Paul, nobody is talking about “sanctioning” prosecutors in this case through any vehicle other than a civil suit, for which their employer would bear the consequences. Indeed, proscutors are NOT exempt as individuals from criminal prosecution for obstruction of justice, of which the conduct in this case is surely a good example.
As for the larger point — we can’t let prosecutors become paupers — let me just say, criminality is not a function of who you are but what you do. If you commit actions that constitute the elements of a crime, you are a criminal, even if you are also a lawyer, doctor, accountant, etc. Every day prosecutors disabuse credentialed professionals of the notion that they should not have to suffer the consequences of their illegal actions because the loss of stature would be too hard for them to bear.
Barabara: sorry for the misunderstanding. I was speaking in the annoyed third person. Of course it can be countenanced, but you can probably count on a few people’s fingers the prosecutors who are actually willing to go after their own or after the police officers they collaborate with. (And the disparity in charging and sentencing between upperclass and underclass for pretty much any crime is well known…)

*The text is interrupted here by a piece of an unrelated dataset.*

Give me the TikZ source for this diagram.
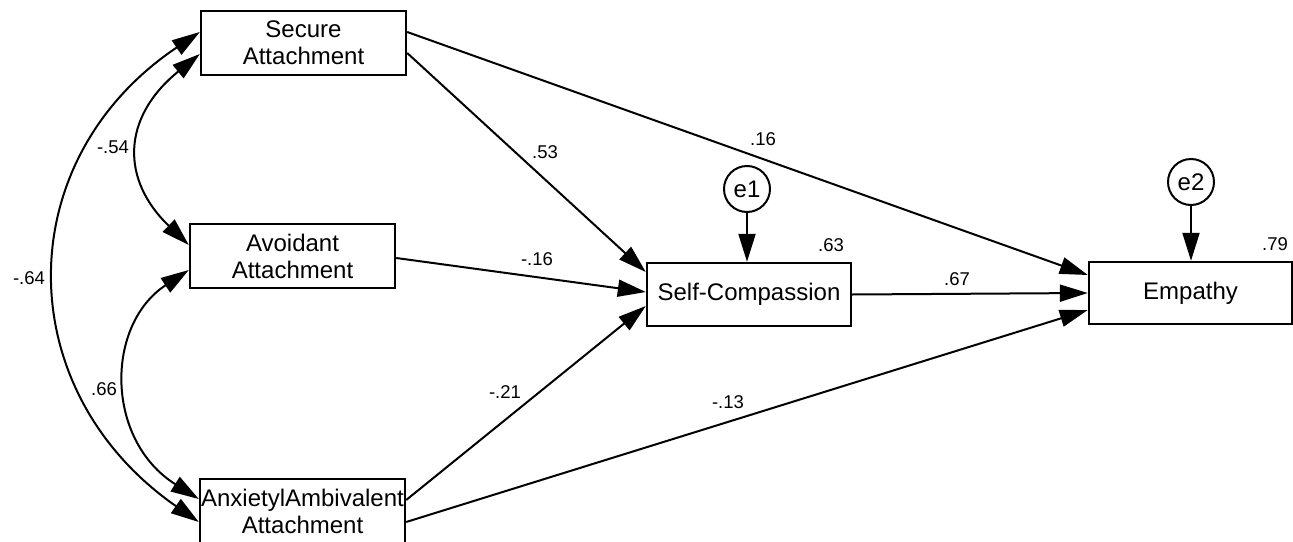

Amplifying on Seth’s comment: The Torah also specifies that the penalty for being a false witness is that you get hit with the same penalty as the person you falsely witnessed against. If making up evidence is false testimony, what is? So 25 years for these guys sounds right to me.
Yoyo is making a pretty profound point. Most of us live in a society in which we are agents for some kind of principal to whom we are accountable. This isn’t just lawyers: it is everybody who is an employee, every corporate official, every elected official subject to reelection, and maybe every elected official period. Within the scope of your agency, you are accountable to your principal, not yourself. Agency is a mask: a necessary social role. Within the scope of your agency, you must check your persona at the door. A good lawyer must cheerfully make appalling arguments; a good store clerk must cheerfully deal with the nastiest customers. It is the same principle.
Mark-as a tenured academic-is one of the few exceptions to this rule. Arguably, judges are another. Trustafarians are a third. Students may be a fourth. Mark didn’t escape agency by escaping law school; he escaped it by getting tenure.